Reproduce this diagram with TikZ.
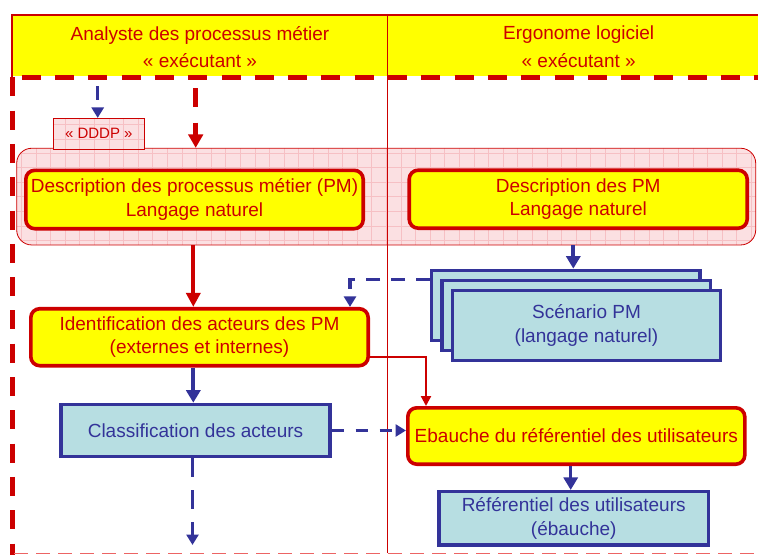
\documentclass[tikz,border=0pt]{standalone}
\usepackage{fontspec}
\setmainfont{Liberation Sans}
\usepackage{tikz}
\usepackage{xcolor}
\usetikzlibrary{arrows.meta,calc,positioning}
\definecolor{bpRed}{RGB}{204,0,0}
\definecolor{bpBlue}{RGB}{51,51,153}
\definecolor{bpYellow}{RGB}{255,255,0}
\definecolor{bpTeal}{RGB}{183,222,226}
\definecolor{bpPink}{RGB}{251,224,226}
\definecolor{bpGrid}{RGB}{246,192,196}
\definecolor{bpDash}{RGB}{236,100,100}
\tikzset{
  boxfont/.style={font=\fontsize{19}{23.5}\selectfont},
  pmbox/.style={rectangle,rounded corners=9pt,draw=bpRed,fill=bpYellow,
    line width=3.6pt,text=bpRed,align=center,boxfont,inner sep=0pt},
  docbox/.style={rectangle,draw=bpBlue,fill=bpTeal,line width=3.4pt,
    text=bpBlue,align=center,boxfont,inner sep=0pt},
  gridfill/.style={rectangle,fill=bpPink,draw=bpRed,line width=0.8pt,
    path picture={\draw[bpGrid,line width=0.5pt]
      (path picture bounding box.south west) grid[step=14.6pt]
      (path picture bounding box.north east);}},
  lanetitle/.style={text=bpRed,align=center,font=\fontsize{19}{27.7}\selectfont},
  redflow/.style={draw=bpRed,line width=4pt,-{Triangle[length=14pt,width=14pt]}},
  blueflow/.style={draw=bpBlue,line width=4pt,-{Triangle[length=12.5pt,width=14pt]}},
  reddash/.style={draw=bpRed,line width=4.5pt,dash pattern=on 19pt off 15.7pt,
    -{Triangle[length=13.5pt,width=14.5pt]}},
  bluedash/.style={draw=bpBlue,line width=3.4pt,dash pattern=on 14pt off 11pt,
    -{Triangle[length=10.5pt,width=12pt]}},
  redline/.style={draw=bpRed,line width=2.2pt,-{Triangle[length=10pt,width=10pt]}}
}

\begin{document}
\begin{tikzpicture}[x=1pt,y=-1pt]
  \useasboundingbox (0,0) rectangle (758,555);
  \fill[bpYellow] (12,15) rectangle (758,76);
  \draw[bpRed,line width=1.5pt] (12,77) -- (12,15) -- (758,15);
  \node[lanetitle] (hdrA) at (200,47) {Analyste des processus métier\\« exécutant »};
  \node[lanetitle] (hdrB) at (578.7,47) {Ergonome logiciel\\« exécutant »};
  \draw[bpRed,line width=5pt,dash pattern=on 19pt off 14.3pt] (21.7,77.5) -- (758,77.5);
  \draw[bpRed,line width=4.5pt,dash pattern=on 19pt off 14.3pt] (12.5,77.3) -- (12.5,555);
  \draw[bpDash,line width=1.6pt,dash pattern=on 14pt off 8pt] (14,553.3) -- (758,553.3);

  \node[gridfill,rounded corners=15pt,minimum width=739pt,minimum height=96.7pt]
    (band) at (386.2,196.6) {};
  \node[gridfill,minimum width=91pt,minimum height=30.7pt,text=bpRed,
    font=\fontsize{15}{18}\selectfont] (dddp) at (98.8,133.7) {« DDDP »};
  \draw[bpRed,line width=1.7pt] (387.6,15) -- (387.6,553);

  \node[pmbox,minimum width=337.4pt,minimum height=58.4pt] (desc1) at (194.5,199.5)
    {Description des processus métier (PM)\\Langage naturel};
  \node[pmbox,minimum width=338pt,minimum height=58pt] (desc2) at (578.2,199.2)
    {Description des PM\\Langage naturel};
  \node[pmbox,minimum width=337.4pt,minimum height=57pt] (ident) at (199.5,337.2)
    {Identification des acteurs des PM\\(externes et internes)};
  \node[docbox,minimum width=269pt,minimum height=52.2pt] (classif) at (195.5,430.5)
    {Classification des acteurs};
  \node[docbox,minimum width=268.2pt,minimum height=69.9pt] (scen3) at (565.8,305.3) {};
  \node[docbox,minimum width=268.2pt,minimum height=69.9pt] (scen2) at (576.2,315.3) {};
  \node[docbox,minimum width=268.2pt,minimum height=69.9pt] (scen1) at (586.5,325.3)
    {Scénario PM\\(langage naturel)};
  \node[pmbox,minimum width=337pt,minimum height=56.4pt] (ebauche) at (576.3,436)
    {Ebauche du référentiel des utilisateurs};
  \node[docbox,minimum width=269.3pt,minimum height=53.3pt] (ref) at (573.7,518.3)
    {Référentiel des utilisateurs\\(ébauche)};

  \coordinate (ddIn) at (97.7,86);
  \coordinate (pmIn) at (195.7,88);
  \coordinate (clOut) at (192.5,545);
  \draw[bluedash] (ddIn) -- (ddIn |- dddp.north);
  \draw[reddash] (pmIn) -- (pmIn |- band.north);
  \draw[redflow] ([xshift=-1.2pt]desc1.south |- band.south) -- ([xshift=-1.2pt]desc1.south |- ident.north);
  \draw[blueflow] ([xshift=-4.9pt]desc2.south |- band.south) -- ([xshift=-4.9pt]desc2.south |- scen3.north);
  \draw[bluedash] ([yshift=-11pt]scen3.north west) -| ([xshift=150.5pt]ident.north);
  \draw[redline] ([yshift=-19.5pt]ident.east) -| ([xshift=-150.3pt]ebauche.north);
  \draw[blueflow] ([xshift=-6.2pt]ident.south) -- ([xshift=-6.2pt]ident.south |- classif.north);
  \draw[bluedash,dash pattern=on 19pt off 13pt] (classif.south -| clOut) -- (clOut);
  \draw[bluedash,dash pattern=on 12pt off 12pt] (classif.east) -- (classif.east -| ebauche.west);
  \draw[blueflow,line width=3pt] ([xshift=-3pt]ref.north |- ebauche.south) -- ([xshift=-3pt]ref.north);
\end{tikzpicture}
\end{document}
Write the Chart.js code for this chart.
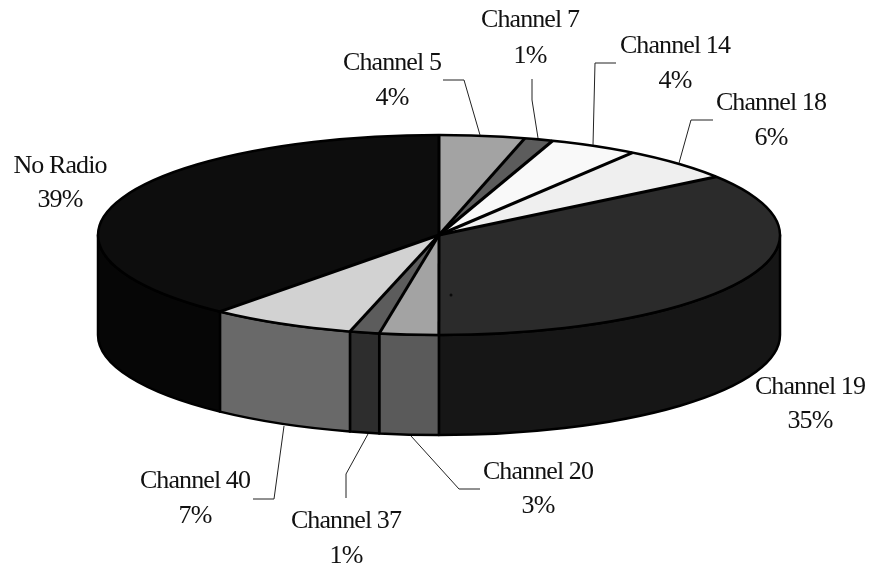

--

__Exercise prompt__:
Leave out all images, then reproduce the entries above exactly.

__Solution to the exercise__:
Reproduce this diagram with TikZ.
\documentclass[tikz,border=0pt]{standalone}
\usepackage{fontspec}
\setmainfont{Liberation Sans}
\usepackage{tikz}
\usepackage{xcolor}
\usetikzlibrary{arrows.meta,calc,positioning}
\definecolor{bpRed}{RGB}{204,0,0}
\definecolor{bpBlue}{RGB}{51,51,153}
\definecolor{bpYellow}{RGB}{255,255,0}
\definecolor{bpTeal}{RGB}{183,222,226}
\definecolor{bpPink}{RGB}{251,224,226}
\definecolor{bpGrid}{RGB}{246,192,196}
\definecolor{bpDash}{RGB}{236,100,100}
\tikzset{
  boxfont/.style={font=\fontsize{19}{23.5}\selectfont},
  pmbox/.style={rectangle,rounded corners=9pt,draw=bpRed,fill=bpYellow,
    line width=3.6pt,text=bpRed,align=center,boxfont,inner sep=0pt},
  docbox/.style={rectangle,draw=bpBlue,fill=bpTeal,line width=3.4pt,
    text=bpBlue,align=center,boxfont,inner sep=0pt},
  gridfill/.style={rectangle,fill=bpPink,draw=bpRed,line width=0.8pt,
    path picture={\draw[bpGrid,line width=0.5pt]
      (path picture bounding box.south west) grid[step=14.6pt]
      (path picture bounding box.north east);}},
  lanetitle/.style={text=bpRed,align=center,font=\fontsize{19}{27.7}\selectfont},
  redflow/.style={draw=bpRed,line width=4pt,-{Triangle[length=14pt,width=14pt]}},
  blueflow/.style={draw=bpBlue,line width=4pt,-{Triangle[length=12.5pt,width=14pt]}},
  reddash/.style={draw=bpRed,line width=4.5pt,dash pattern=on 19pt off 15.7pt,
    -{Triangle[length=13.5pt,width=14.5pt]}},
  bluedash/.style={draw=bpBlue,line width=3.4pt,dash pattern=on 14pt off 11pt,
    -{Triangle[length=10.5pt,width=12pt]}},
  redline/.style={draw=bpRed,line width=2.2pt,-{Triangle[length=10pt,width=10pt]}}
}

\begin{document}
\begin{tikzpicture}[x=1pt,y=-1pt]
  \useasboundingbox (0,0) rectangle (758,555);
  \fill[bpYellow] (12,15) rectangle (758,76);
  \draw[bpRed,line width=1.5pt] (12,77) -- (12,15) -- (758,15);
  \node[lanetitle] (hdrA) at (200,47) {Analyste des processus métier\\« exécutant »};
  \node[lanetitle] (hdrB) at (578.7,47) {Ergonome logiciel\\« exécutant »};
  \draw[bpRed,line width=5pt,dash pattern=on 19pt off 14.3pt] (21.7,77.5) -- (758,77.5);
  \draw[bpRed,line width=4.5pt,dash pattern=on 19pt off 14.3pt] (12.5,77.3) -- (12.5,555);
  \draw[bpDash,line width=1.6pt,dash pattern=on 14pt off 8pt] (14,553.3) -- (758,553.3);

  \node[gridfill,rounded corners=15pt,minimum width=739pt,minimum height=96.7pt]
    (band) at (386.2,196.6) {};
  \node[gridfill,minimum width=91pt,minimum height=30.7pt,text=bpRed,
    font=\fontsize{15}{18}\selectfont] (dddp) at (98.8,133.7) {« DDDP »};
  \draw[bpRed,line width=1.7pt] (387.6,15) -- (387.6,553);

  \node[pmbox,minimum width=337.4pt,minimum height=58.4pt] (desc1) at (194.5,199.5)
    {Description des processus métier (PM)\\Langage naturel};
  \node[pmbox,minimum width=338pt,minimum height=58pt] (desc2) at (578.2,199.2)
    {Description des PM\\Langage naturel};
  \node[pmbox,minimum width=337.4pt,minimum height=57pt] (ident) at (199.5,337.2)
    {Identification des acteurs des PM\\(externes et internes)};
  \node[docbox,minimum width=269pt,minimum height=52.2pt] (classif) at (195.5,430.5)
    {Classification des acteurs};
  \node[docbox,minimum width=268.2pt,minimum height=69.9pt] (scen3) at (565.8,305.3) {};
  \node[docbox,minimum width=268.2pt,minimum height=69.9pt] (scen2) at (576.2,315.3) {};
  \node[docbox,minimum width=268.2pt,minimum height=69.9pt] (scen1) at (586.5,325.3)
    {Scénario PM\\(langage naturel)};
  \node[pmbox,minimum width=337pt,minimum height=56.4pt] (ebauche) at (576.3,436)
    {Ebauche du référentiel des utilisateurs};
  \node[docbox,minimum width=269.3pt,minimum height=53.3pt] (ref) at (573.7,518.3)
    {Référentiel des utilisateurs\\(ébauche)};

  \coordinate (ddIn) at (97.7,86);
  \coordinate (pmIn) at (195.7,88);
  \coordinate (clOut) at (192.5,545);
  \draw[bluedash] (ddIn) -- (ddIn |- dddp.north);
  \draw[reddash] (pmIn) -- (pmIn |- band.north);
  \draw[redflow] ([xshift=-1.2pt]desc1.south |- band.south) -- ([xshift=-1.2pt]desc1.south |- ident.north);
  \draw[blueflow] ([xshift=-4.9pt]desc2.south |- band.south) -- ([xshift=-4.9pt]desc2.south |- scen3.north);
  \draw[bluedash] ([yshift=-11pt]scen3.north west) -| ([xshift=150.5pt]ident.north);
  \draw[redline] ([yshift=-19.5pt]ident.east) -| ([xshift=-150.3pt]ebauche.north);
  \draw[blueflow] ([xshift=-6.2pt]ident.south) -- ([xshift=-6.2pt]ident.south |- classif.north);
  \draw[bluedash,dash pattern=on 19pt off 13pt] (classif.south -| clOut) -- (clOut);
  \draw[bluedash,dash pattern=on 12pt off 12pt] (classif.east) -- (classif.east -| ebauche.west);
  \draw[blueflow,line width=3pt] ([xshift=-3pt]ref.north |- ebauche.south) -- ([xshift=-3pt]ref.north);
\end{tikzpicture}
\end{document}
Write the Chart.js code for this chart.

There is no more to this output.